Замолчал. Отвалился на спинку кресла и засопел с присвистом в нос, не то заснув сразу, не то задыхаясь от ярости.

На экране тем временем день сменился ночью, и луна поплыла по небу настоящая, но будто из фольги. Дувал, возле которого стояла Зульфия, тоже был настоящий, — этот эпизод снимали на натуре. Леонид хорошо помнил, как его снимали, но и дувал теперь показался ему ненастоящим, а павильонным, не из остойчивой глины, а из тряской фанеры. Не верилось тут ни во что. Не было звука, но Зульфия раскрывала рот, она пела, и это вот, что девушка поёт ночью, что пришла на свидание и поёт, ничуть не страшась осуждения односельчан, — это и было главной неправдой, делавшей ненастоящей даже настоящую луну.

Зульфия попела недолго и стала слушать, что говорит ей молодой казак, жених её подруги, которого коварная Зульфия решила влюбить в себя.
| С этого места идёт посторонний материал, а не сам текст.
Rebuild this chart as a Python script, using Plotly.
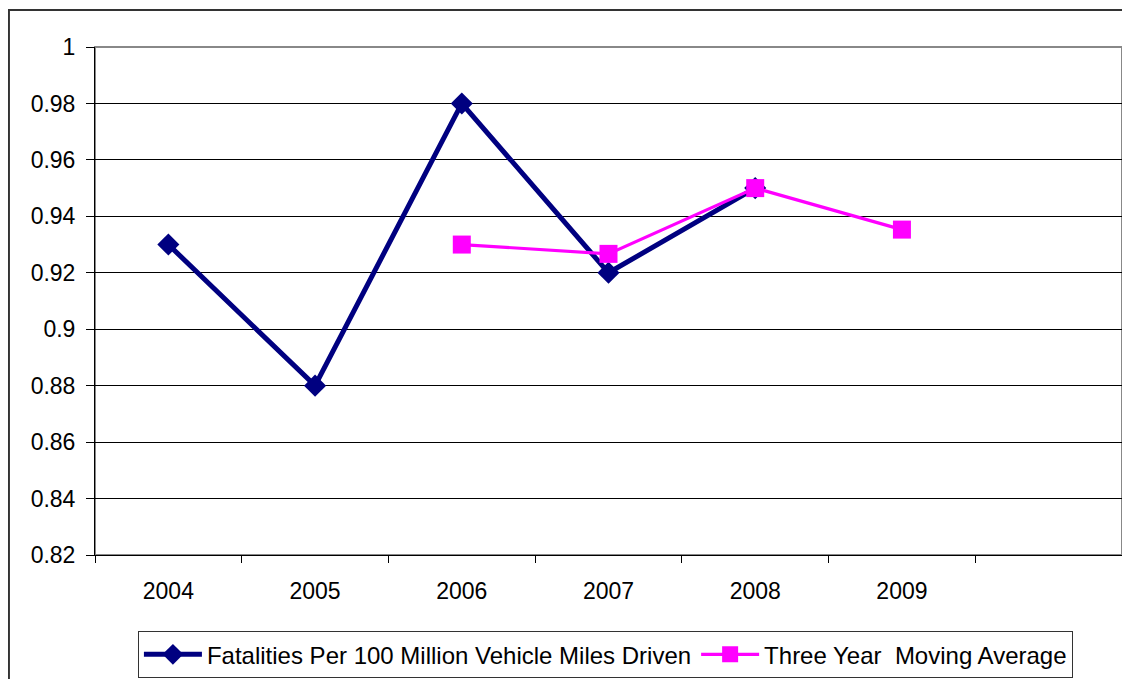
import plotly.graph_objects as go

# data
years = ["2004", "2005", "2006", "2007", "2008", "2009", " "]
fatalities = [0.93, 0.88, 0.98, 0.92, 0.95, None, None]
moving_avg = [None, None, 0.93, 0.9267, 0.95, 0.9353, None]
y_ticks = [0.82, 0.84, 0.86, 0.88, 0.9, 0.92, 0.94, 0.96, 0.98, 1.0]
y_tick_text = ["0.82", "0.84", "0.86", "0.88", "0.9", "0.92", "0.94", "0.96", "0.98", "1"]

FONT = "Liberation Sans, Arial, sans-serif"

fig = go.Figure()

fig.add_trace(go.Scatter(
    x=years, y=fatalities,
    mode="lines+markers",
    name="Fatalities Per 100 Million Vehicle Miles Driven",
    line=dict(color="#000080", width=5),
    marker=dict(symbol="diamond", size=17, color="#000080"),
    connectgaps=False,
))

fig.add_trace(go.Scatter(
    x=years, y=moving_avg,
    mode="lines+markers",
    name="Three Year  Moving Average",
    line=dict(color="#FF00FF", width=3.2),
    marker=dict(symbol="square", size=18, color="#FF00FF"),
    connectgaps=False,
))

# outer chart border and gray plot-area frame
fig.add_shape(type="rect", xref="paper", yref="paper",
              x0=-0.0838, x1=1.05, y0=-0.4, y1=1.0728,
              line=dict(color="#333333", width=2), layer="below")
fig.add_shape(type="rect", xref="paper", yref="paper",
              x0=0, x1=1, y0=0, y1=1,
              line=dict(color="#888888", width=2), layer="below")

fig.update_xaxes(
    type="category",
    categoryorder="array", categoryarray=years,
    range=[-0.5, 6.5],
    tickson="boundaries",
    ticks="outside", ticklen=7, tickcolor="black", tickwidth=1,
    showline=True, linecolor="black", linewidth=1,
    showgrid=False, zeroline=False,
    tickfont=dict(family=FONT, size=23, color="black"),
    ticklabelstandoff=15,
    automargin=False,
)

fig.update_yaxes(
    range=[0.82, 1.0],
    tickvals=y_ticks, ticktext=y_tick_text,
    ticks="outside", ticklen=8, tickcolor="black", tickwidth=1,
    showline=True, linecolor="black", linewidth=1,
    showgrid=True, gridcolor="black", gridwidth=1,
    zeroline=False,
    tickfont=dict(family=FONT, size=23, color="black"),
    ticklabelstandoff=6,
    automargin=False,
)

# the page adds an 8px body margin, so margins are offset by that amount
fig.update_layout(
    width=1130, height=679,
    margin=dict(l=87, r=16, t=39, b=132, autoexpand=False),
    paper_bgcolor="white",
    plot_bgcolor="white",
    font=dict(family=FONT, color="black"),
    showlegend=True,
    legend=dict(
        orientation="h",
        x=0.497, xanchor="center",
        y=-0.15, yanchor="top",
        bordercolor="#333333", borderwidth=1,
        bgcolor="white",
        font=dict(family=FONT, size=24, color="black"),
        itemwidth=58,
    ),
)

fig.write_html("out.html")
Просто так, забавы ради. Казак говорил, но не было звука, и было смешно смотреть, как дёргается во все стороны его рот, и было ясно, что казак произносит какие-то совершенно невозможные для него слова, длинные и безжизненные, как холодные макароны.

Трудно было узнать в Зульфие Марьям. Куда девалась в ней актриса, её страсть к игре, так владевшая ею во всякую минуту жизни? Она увяла, ей было нестерпимо скучно. Она знала столько про любовь, что эта сцен-1 ка у дувала, это гримасничанье про любовь, всего только вгоняла её в сон. «Проснись! — говорила она себе. — Проснись! Вспомни!» И тогда её лицо оживлялось на миг, но, оживляясь, всё равно оставалось чужим, далёким этому фильму, жило собой, в себе.
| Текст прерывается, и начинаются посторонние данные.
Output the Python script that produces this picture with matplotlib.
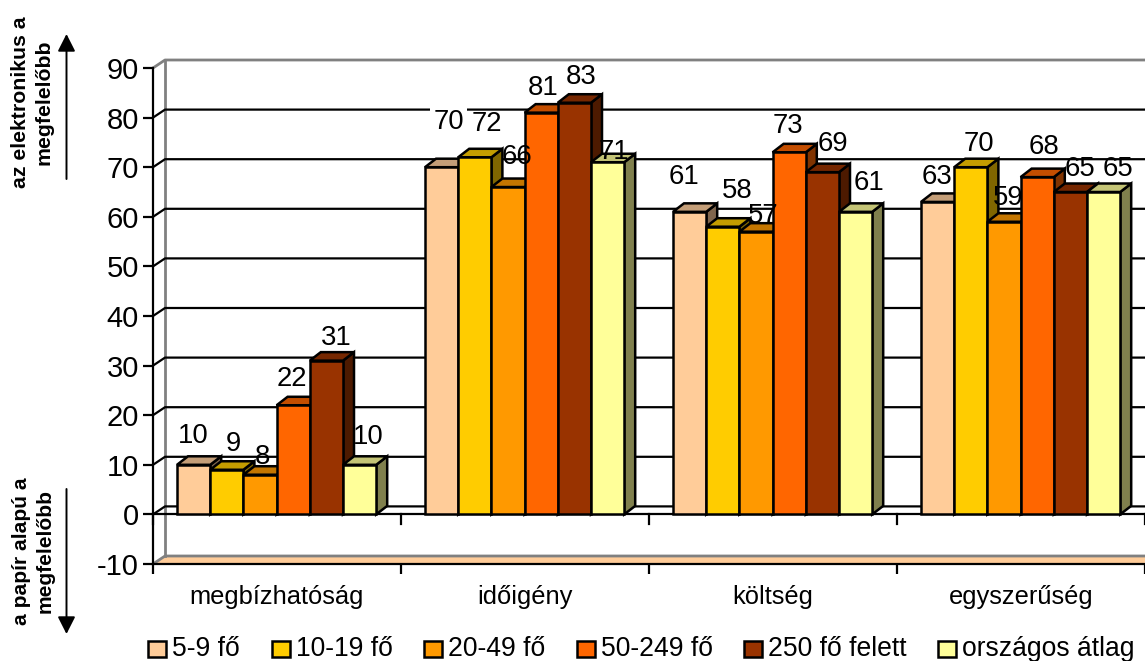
import matplotlib
matplotlib.use("Agg")
import matplotlib.pyplot as plt
from matplotlib.patches import Polygon, Rectangle

plt.rcParams['font.family'] = ['Liberation Sans', 'DejaVu Sans']
plt.rcParams['axes.unicode_minus'] = False

categories = ['megbízhatóság', 'időigény', 'költség', 'egyszerűség']
series = ['5-9 fő', '10-19 fő', '20-49 fő', '50-249 fő', '250 fő felett', 'országos átlag']
v_5_9 = [10, 70, 61, 63]
v_10_19 = [9, 72, 58, 70]
v_20_49 = [8, 66, 57, 59]
v_50_249 = [22, 81, 73, 68]
v_250 = [31, 83, 69, 65]
v_orszagos = [10, 71, 61, 65]
yticks = [-10, 0, 10, 20, 30, 40, 50, 60, 70, 80, 90]
values = [v_5_9, v_10_19, v_20_49, v_50_249, v_250, v_orszagos]

front = ['#FFCC99', '#FFCC00', '#FF9900', '#FF6600', '#993300', '#FFFF99']
top = ['#C49E78', '#C49D00', '#C47600', '#C44E00', '#762700', '#C4C476']
side = ['#80664D', '#806600', '#804D00', '#803300', '#4D1A00', '#80804D']

# data label offsets from the bar's front top centre, in pixels (series by category)
lab_dx = [[0, 7, -6, -1], [7, 12, 14, 8], [2, 9, 7, 4], [-1, 2, -1, 7], [10, 7, 10, 10], [9, 6, 13, 14]]
lab_dy = [[29, 45, 35, 25], [26, 33, 36, 23], [18, 30, 16, 24], [26, 25, 26, 30], [23, 26, 28, 23], [28, 10, 29, 23]]

W, H = 1145, 661
fig = plt.figure(figsize=(W / 100, H / 100), dpi=100)
ax = fig.add_axes([153 / W, (H - 564) / H, 992 / W, 496 / H])
ax.set_xlim(0, 4)
ax.set_ylim(-10, 90)

ux = 1 / 248   # data units per pixel
uy = 1 / 4.96
wall_dx, wall_dy = 12 * ux, 8 * uy
bar_dx, bar_dy = 11 * ux, 8.5 * uy
bar_w = 33.2 * ux
gap = 24 * ux
LW = 1.6       # axes and gridlines
BAR_LW = 1.8
GRAY = '#808080'

for s in ['top', 'right']:
    ax.spines[s].set_visible(False)
for s in ['left', 'bottom']:
    ax.spines[s].set_linewidth(LW)
ax.set_yticks(yticks)
ax.set_xticks(range(5))
ax.set_xticklabels([])
ax.set_xticks([i + .5 for i in range(4)], categories, minor=True)
ax.tick_params(axis='y', length=7.2, width=LW, labelsize=21, pad=3)
ax.tick_params(axis='x', which='major', length=7.2, width=LW)
ax.tick_params(axis='x', which='minor', length=0, labelsize=18.4, pad=15)

# back wall and floor
ax.add_patch(Polygon([(0, -10), (wall_dx, -10 + wall_dy), (4.1, -10 + wall_dy), (4.1, -10)],
                     fc='#FFCC99', ec='none', zorder=1))
ax.plot([0, wall_dx, 4], [-10, -10 + wall_dy, -10 + wall_dy], color=GRAY, lw=2, zorder=1.5)
ax.plot([wall_dx, wall_dx], [-10 + wall_dy, 90 + wall_dy], color=GRAY, lw=2, zorder=1.5, clip_on=False)
ax.plot([0, wall_dx, 4], [90, 90 + wall_dy, 90 + wall_dy], color=GRAY, lw=2, zorder=1.5, clip_on=False)
for t in yticks[1:-1]:
    ax.plot([0, wall_dx, 4], [t, t + wall_dy, t + wall_dy], color='black', lw=LW, zorder=1.6)

# zero axis with its own tick marks
ax.axhline(0, color='black', lw=LW, zorder=2.8)
for i in range(5):
    ax.plot([i, i], [0, -10 * uy], color='black', lw=LW, zorder=2.8, clip_on=False)

for j, vals in enumerate(values):
    for i, v in enumerate(vals):
        x0 = i + gap + j * bar_w
        x1 = x0 + bar_w
        z = 3 + j * .01
        ax.add_patch(Polygon([(x1, 0), (x1 + bar_dx, bar_dy), (x1 + bar_dx, v + bar_dy), (x1, v)],
                             fc=side[j], ec='black', lw=BAR_LW, zorder=z, clip_on=False))
        ax.add_patch(Polygon([(x0, v), (x0 + bar_dx, v + bar_dy), (x1 + bar_dx, v + bar_dy), (x1, v)],
                             fc=top[j], ec='black', lw=BAR_LW, zorder=z, clip_on=False))
        ax.add_patch(Rectangle((x0, 0), bar_w, v, fc=front[j], ec='black', lw=BAR_LW, zorder=z))
        # the 70 label in the second group knocks out the gridline behind it
        bbox = dict(fc='white', ec='none', pad=2.5) if (i, j) == (1, 0) else None
        ax.text((x0 + x1) / 2 + lab_dx[j][i] * ux, v + lab_dy[j][i] * uy, str(v),
                ha='center', va='center', fontsize=19.8, zorder=6, bbox=bbox)


def fx(px):
    return px / W


def fy(py):
    return 1 - py / H


# legend
swatch_x = [148, 272, 424, 577, 744, 938]
for j, name in enumerate(series):
    fig.add_artist(Rectangle((fx(swatch_x[j]), fy(657)), 18 / W, 16 / H, fc=front[j], ec='black',
                             lw=BAR_LW, transform=fig.transFigure))
    fig.text(fx(swatch_x[j] + 24), fy(649), name, fontsize=19.1, ha='left', va='center')

# side captions and arrows
fig.text(fx(32.5), fy(102), 'az elektronikus a\nmegfelelőbb', rotation=90, fontsize=15.3,
         fontweight='bold', ha='center', va='center', ma='center', linespacing=1.3)
fig.text(fx(33.5), fy(551), 'a papír alapú a\nmegfelelőbb', rotation=90, fontsize=15.1,
         fontweight='bold', ha='center', va='center', ma='center', linespacing=1.3)
arrow = dict(arrowstyle='-|>,head_length=0.75,head_width=0.38', color='black', lw=1.4,
             shrinkA=0, shrinkB=0, mutation_scale=14)
ax.annotate('', xy=(fx(66.5), fy(34)), xytext=(fx(66.5), fy(179)), xycoords='figure fraction',
            textcoords='figure fraction', arrowprops=arrow, annotation_clip=False)
ax.annotate('', xy=(fx(66.5), fy(634)), xytext=(fx(66.5), fy(489)), xycoords='figure fraction',
            textcoords='figure fraction', arrowprops=arrow, annotation_clip=False)

fig.savefig('out.png', dpi=100)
Леонид вспомнил, как бился с ней в этом эпизоде Бурцев. Он умолял, он бранился, он сам показывая и казака и Марьям, препотешные выкидывая коленца, — Марьям спала. Наконец старик подошёл к ней и шепнул ей что-то на ухо, скорее всего что-то уж такое солёное, что даже режиссёру не дано оглашать громким голосом. В режиссёрском методе Бурцева эти словечки на ушко занимали не последнее место. И часто помогали. Помогли и на сей раз. Марьям глянула на старика, бывало приузив глаза, усмехнулась, развеселилась.

И как только начался на экране этот дубль с повеселевшей, заигравшей Марьям, так стих в кресле, перестал высвистывать носом Бурцев. Пробудился или отдышался — пойми его.

— Это подойдёт, — сказал он.

Марьям играла, перебарщивая, уж очень завлекая; никакой она сейчас не была сельской девушкой, а была городской потаскушкой, развязной и многоопытной. Марьям забавлялась.

— Не то, не то! — громко сказал Денисов, и Леониду показалось, что он увидел в темноте, как Денисов болезненно поморщился. — Грубо! Ведь грубо же!

— Ничего, подойдёт, — повторил Бурцев, и Леониду показалось, что он увидел лукавую его усмешечку. — Зритель это любит, мужчины такое любят. Эпизод для мужской части рода человеческого. — Старик, должно быть, перестал улыбаться, вновь засвистав носом. — Надо же мне было чем-то взбодрить этих лунатиков!

На экране замелькали кресты, цифры — плёнка кончилась. В зале зажёгся свет.